Around the house there's one thing I can do:
I fill the wash-basin and have no clue,
hence always spill and have the cloth mislaid.
She says this work is to a man taboo.
And I feel helpless and myself I upbraid,
when she has my own clumsiness repaid
by serving me her magic, steamy stew.
And I revered but Him, who does unfold
in fairy scene of world, of art and knowledge:
when she does enter with my plate of porridge
and I her wrinkled fingertips behold,
my one burning adoration expands
from Sun, Bach, Kant to her calloused hands.
(translation Remco van der Zwaag, revised SB)
More about the author:
Johan Andreas dèr Mouw was born in 1863, two years before Verwey, but although he had written poetry for many years, he did not publish any until he was 54. Then, in 1918, his work suddenly began to appear almost simultaneously in De Beweging, De Nieuwe Gids and the weekly paper De Amsterdammer. Like several other poets of his generation, he was a classicist, and also a philosopher of repute, with an extensive knowledge of mathematics and science. As a philosopher he was strongly opposed to Hegel, and especially to the neo-Hegelians. It was in fact, his dislike of Hegel's system-building which led him, without turning away from European philosophy, to become more and more immersed in the systemless Indian philosophy of the Upanishads. There he found the expression of the unity of the Cosmos and the Self which was to become the mainspring of his poetry. Unity is the key-word of his work, and Brahman the symbol of the unity: that which comprises everything without forcing it into a system. He published his poetry, the two volumes Brahman I and Brahman II (1919 and 1921) under the Sanskrit name of Adwaita, that is ‘he who has overcome duality’.
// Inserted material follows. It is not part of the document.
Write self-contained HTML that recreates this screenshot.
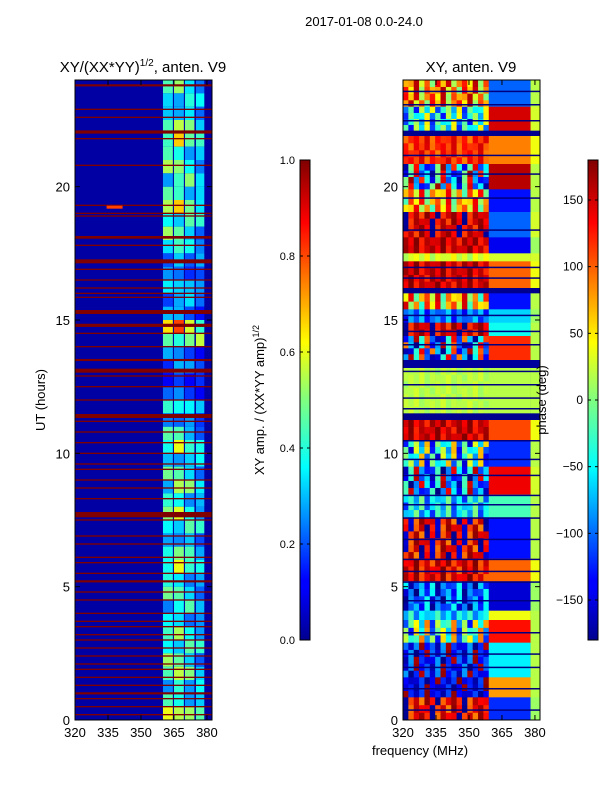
<!DOCTYPE html>
<html><head><meta charset="utf-8"><style>
body{margin:0;background:#fff;width:600px;height:800px;overflow:hidden;font-family:"Liberation Sans",sans-serif}
svg text{font-family:"Liberation Sans",sans-serif;fill:#000}
</style></head><body>
<svg id="s" width="600" height="800" xmlns="http://www.w3.org/2000/svg">
<defs>
<linearGradient id="jet" x1="0" y1="1" x2="0" y2="0">
<stop offset="0" stop-color="#00008f"/><stop offset="0.11" stop-color="#0000ff"/><stop offset="0.125" stop-color="#0000ff"/>
<stop offset="0.36" stop-color="#00ffff"/><stop offset="0.5" stop-color="#80ff80"/><stop offset="0.62" stop-color="#ffff00"/>
<stop offset="0.87" stop-color="#ff0000"/><stop offset="1" stop-color="#800000"/>
</linearGradient>
</defs>
<text x="364" y="26" font-size="13" text-anchor="middle">2017-01-08 0.0-24.0</text>
<text x="143" y="72" font-size="15" text-anchor="middle">XY/(XX*YY)<tspan font-size="10" dy="-6">1/2</tspan><tspan dy="6">, anten. V9</tspan></text>
<text x="471" y="72" font-size="15" text-anchor="middle">XY, anten. V9</text>
<text x="45" y="400" font-size="13" text-anchor="middle" transform="rotate(-90 45 400)">UT (hours)</text>
<text x="264" y="400" font-size="13" text-anchor="middle" transform="rotate(-90 264 400)">XY amp. / (XX*YY amp)<tspan font-size="9" dy="-5">1/2</tspan></text>
<g id="L"></g><g id="R"></g><g id="C"></g>
<text x="546" y="400" font-size="13" text-anchor="middle" transform="rotate(-90 546 400)">phase (deg)</text>
<text x="420" y="755" font-size="13" text-anchor="middle">frequency (MHz)</text>
</svg>
<script>
const ns="http://www.w3.org/2000/svg";
const svg=document.getElementById('s');
// ---- data ----
const yTicks=[0,5,10,15,20];
const xTicks=[320,335,350,365,380];
const ampTicks=[0.0,0.2,0.4,0.6,0.8,1.0];
const phaseTicks=[-150,-100,-50,0,50,100,150];
const leftRfiLines=[23.8,22.9,22.6,22.05,21.8,20.8,19.3,19.0,18.9,18.1,17.8,17.2,16.9,16.5,16.2,16.0,15.85,15.3,14.8,14.5,14.0,13.5,13.1,12.9,12.5,12.0,11.4,11.2,10.8,10.4,10.0,9.6,9.4,9.0,8.7,8.3,7.7,7.5,6.9,6.6,6.1,5.9,5.5,5.2,4.8,4.5,4.0,3.7,3.5,3.2,3.0,2.7,2.4,2.1,1.9,1.6,1.3,1.0,0.8,0.5,0.2];
const leftRfiWidth=[0.08,0.05,0.05,0.12,0.05,0.05,0.05,0.05,0.05,0.1,0.05,0.15,0.05,0.05,0.05,0.05,0.05,0.15,0.12,0.05,0.05,0.08,0.15,0.05,0.05,0.05,0.15,0.05,0.05,0.05,0.05,0.05,0.05,0.05,0.05,0.05,0.2,0.05,0.05,0.05,0.05,0.05,0.05,0.08,0.05,0.05,0.05,0.05,0.05,0.05,0.05,0.05,0.05,0.05,0.05,0.05,0.05,0.08,0.05,0.05,0.05];
const brightHourLevel=[0.5,0.45,0.45,0.4,0.4,0.45,0.4,0.45,0.45,0.4,0.45,0.35,0.2,0.25,0.6,0.3,0.3,0.35,0.45,0.5,0.45,0.5,0.45,0.4];
const brightCols=[[360,364.5,0.9],[365,369.5,1.0],[370,374.3,0.85],[375,378.8,0.7]];
// [t0, t1, phase 320-359 MHz, phase 359-378 MHz, phase 378-382 MHz, mixing amplitude]
const phaseBlocks=[
[23.0,24,80,-100,20,80],[22.1,23.0,-40,150,30,90],[21.9,22.1,-175,-175,-175,0],
[20.85,21.9,120,90,40,30],[19.9,20.85,-120,160,20,120],[19.05,19.9,60,-130,20,80],
[18.1,19.05,150,-100,30,40],[17.5,18.1,150,-140,10,30],[17.2,17.5,30,30,30,20],
[16.2,17.2,150,100,40,30],[16.0,16.2,-175,-175,-175,0],[15.4,16.0,60,-130,20,90],
[14.9,15.4,-100,-60,10,40],[14.4,14.9,150,-40,20,40],[13.5,14.4,-150,120,20,120],
[13.2,13.5,-170,-170,-170,0],[11.5,13.2,20,20,20,10],[11.25,11.5,-175,-175,-175,0],
[10.5,11.25,150,110,40,30],[9.5,10.5,-40,-120,20,110],[8.45,9.5,-120,140,30,100],
[7.6,8.45,-60,-20,20,60],[6.05,7.6,150,-130,20,60],[5.2,6.05,140,100,40,40],
[4.1,5.2,-110,-150,10,70],[3.75,4.1,-60,40,20,40],[2.9,3.75,-20,130,20,110],
[1.6,2.9,-140,-50,20,60],[0.85,1.6,-150,80,20,40],[0,0.85,140,-120,10,50]];
const phaseSepLines=[23.6,23.1,22.5,21.2,20.5,19.6,18.4,17.0,16.6,15.2,14.6,14.1,13.1,12.6,12.1,11.7,10.5,9.8,9.2,8.45,8.1,7.6,6.8,6.05,5.6,5.2,4.5,3.3,2.5,2.0,1.2,0.4];
const texturePattern=[0,1,-0.6,0.3,-1,0.7,-0.2,0.9,-0.8,0.1,0.6,-0.4,1,-0.9,0.4,-0.1];
// ---- scales ----
const PY0=80,PY1=720;
const yS=t=>PY1-(t/24)*(PY1-PY0);
const xL=f=>75+(f-320)*137/62.3;
const xR=f=>403+(f-320)*137/62.3;
function jet(v){v=Math.max(0,Math.min(1,v));
 const r=Math.max(0,Math.min(1,1.5-Math.abs(4*v-3))),g=Math.max(0,Math.min(1,1.5-Math.abs(4*v-2))),b=Math.max(0,Math.min(1,1.5-Math.abs(4*v-1)));
 return `rgb(${Math.round(r*255)},${Math.round(g*255)},${Math.round(b*255)})`;}
function wrap(p){while(p>180)p-=360;while(p<-180)p+=360;return p;}
function mk(tag,at,parent){const e=document.createElementNS(ns,tag);for(const k in at)e.setAttribute(k,at[k]);(parent||svg).appendChild(e);return e;}
const L=document.getElementById('L'),R=document.getElementById('R'),C=document.getElementById('C');
// ---- left panel ----
let bg=mk('rect',{x:75,y:80,width:137,height:640,fill:jet(0.035)},L);

for(let h=0;h<24;h++){for(let j=0;j<brightCols.length;j++){const c=brightCols[j];
 for(let k=0;k<2;k++){
  const lv=brightHourLevel[h]*c[2]*(1+0.35*texturePattern[(h*3+j*2+k)%16]);
  const e=mk('rect',{x:xL(c[0]),y:yS(h+1-k*0.5),width:xL(c[1])-xL(c[0]),height:(yS(h)-yS(h+1))/2,fill:jet(lv)},L);
  }}}
leftRfiLines.forEach((t,i)=>{const w=leftRfiWidth[i];
 const e=mk('rect',{x:75,y:yS(t+w/2),width:137,height:Math.max(1,yS(t-w/2)-yS(t+w/2)),fill:jet(1)},L);
 });
let sp=mk('rect',{x:xL(338)-8,y:yS(19.25)-1,width:16,height:3,fill:'#ff4000'},L);

// ---- right panel ----
let bg2=mk('rect',{x:403,y:80,width:137,height:640,fill:jet(0.03)},R);

const NC=16;
phaseBlocks.forEach((b,bi)=>{
 const nsub=Math.max(1,Math.round((b[1]-b[0])/0.25));
 for(let s=0;s<nsub;s++){
  const ta=b[0]+(b[1]-b[0])*s/nsub,tb=b[0]+(b[1]-b[0])*(s+1)/nsub;
  for(let i=0;i<NC;i++){
   const f0=320+i*39/NC;
   const p=wrap(b[2]+b[5]*texturePattern[(i+s*5+bi*3)%16]);
   const e=mk('rect',{x:xR(f0),y:yS(tb),width:137*39/62.3/NC+0.3,height:yS(ta)-yS(tb)+0.3,fill:jet((p+180)/360)},R);
   }
 }
 let e=mk('rect',{x:xR(359),y:yS(b[1]),width:xR(378)-xR(359),height:yS(b[0])-yS(b[1])+0.3,fill:jet((b[3]+180)/360)},R);
 
 e=mk('rect',{x:xR(378),y:yS(b[1]),width:540-xR(378),height:yS(b[0])-yS(b[1])+0.3,fill:jet((b[4]+180)/360)},R);
 
});
phaseSepLines.forEach(t=>{const e=mk('rect',{x:403,y:yS(t),width:137,height:1.5,fill:'#000080'},R);
 });
// ---- axes ----
[[75,L,'left'],[403,R,'right']].forEach(([x0,g,n])=>{
 const fr=mk('rect',{x:x0,y:80,width:137,height:640,fill:'none',stroke:'#000','stroke-width':1},g);
 
 yTicks.forEach(t=>{const y=yS(t);
  mk('line',{x1:x0,x2:x0+5,y1:y,y2:y,stroke:'#000'},g);mk('line',{x1:x0+137,x2:x0+132,y1:y,y2:y,stroke:'#000'},g);
  const tx=mk('text',{x:x0-5,y:y+5,'font-size':13,'text-anchor':'end'},g);tx.textContent=t;
  });
 xTicks.forEach(f=>{const x=x0+(f-320)*137/62.3;
  mk('line',{x1:x,x2:x,y1:720,y2:715,stroke:'#000'},g);mk('line',{x1:x,x2:x,y1:80,y2:85,stroke:'#000'},g);
  const tx=mk('text',{x:x,y:737,'font-size':13,'text-anchor':'middle'},g);tx.textContent=f;
  });
});
// ---- colorbars ----
[[300,'amp'],[588,'phase']].forEach(([x,n])=>{
 const e=mk('rect',{x:x,y:160,width:10,height:480,fill:'url(#jet)',stroke:'#000','stroke-width':1},C);
 });
ampTicks.forEach(v=>{const y=640-v*480;
 mk('line',{x1:300,x2:303,y1:y,y2:y,stroke:'#000'},C);mk('line',{x1:310,x2:307,y1:y,y2:y,stroke:'#000'},C);
 const t=mk('text',{x:295,y:y+4,'font-size':11,'text-anchor':'end'},C);t.textContent=v.toFixed(1);
 });
phaseTicks.forEach(v=>{const y=400-v*480/360;
 mk('line',{x1:588,x2:591,y1:y,y2:y,stroke:'#000'},C);mk('line',{x1:598,x2:595,y1:y,y2:y,stroke:'#000'},C);
 const t=mk('text',{x:583,y:y+4,'font-size':12,'text-anchor':'end'},C);t.textContent=v<0?'\u2212'+(-v):v;
 });
</script>
</body></html>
Dèr Mouw was a mystic whose main poetic theme was that of the ‘unio mystica’. But as a mystic he was a class apart. His poetry was sometimes ecstatic, but always remained well-reasoned, very precise and nearly always cast in the strict form of the sonnet; it was deeply serious and at the same time humorous; it was philosophical, making considerable demands on its readers, but it was also couched in a most unexpected everyday language. The traditional hierarchy of values, which assumed that elevated thought was best expressed in elevated language, held no meaning for him. One of his best-known sonnets in Brahman I begins with the line: ‘K ben Brahman. Maar we zitten zonder meid’ (I am Brahman. But we are without a maid), and ends:
Dan voel ik éénzelfde adoratie branden
Voor Zon, Bach, Kant, en haar vereelte handen.4
In 1919 this was too unconventional to find much response outside the small circle of Verwey, Kloos and Van Eeden. After his death in 1919 he was soon forgotten, and was only
rediscovered several years later by the writers of the Forum group. The poetry of Dèr Mouw was the crown of the ‘poetry of the thought’ which was so close to Verwey's heart, but it also marked its conclusion. It was almost symbolical that De Beweging ceased publication in 1919, the year of Dèr Mouw's death.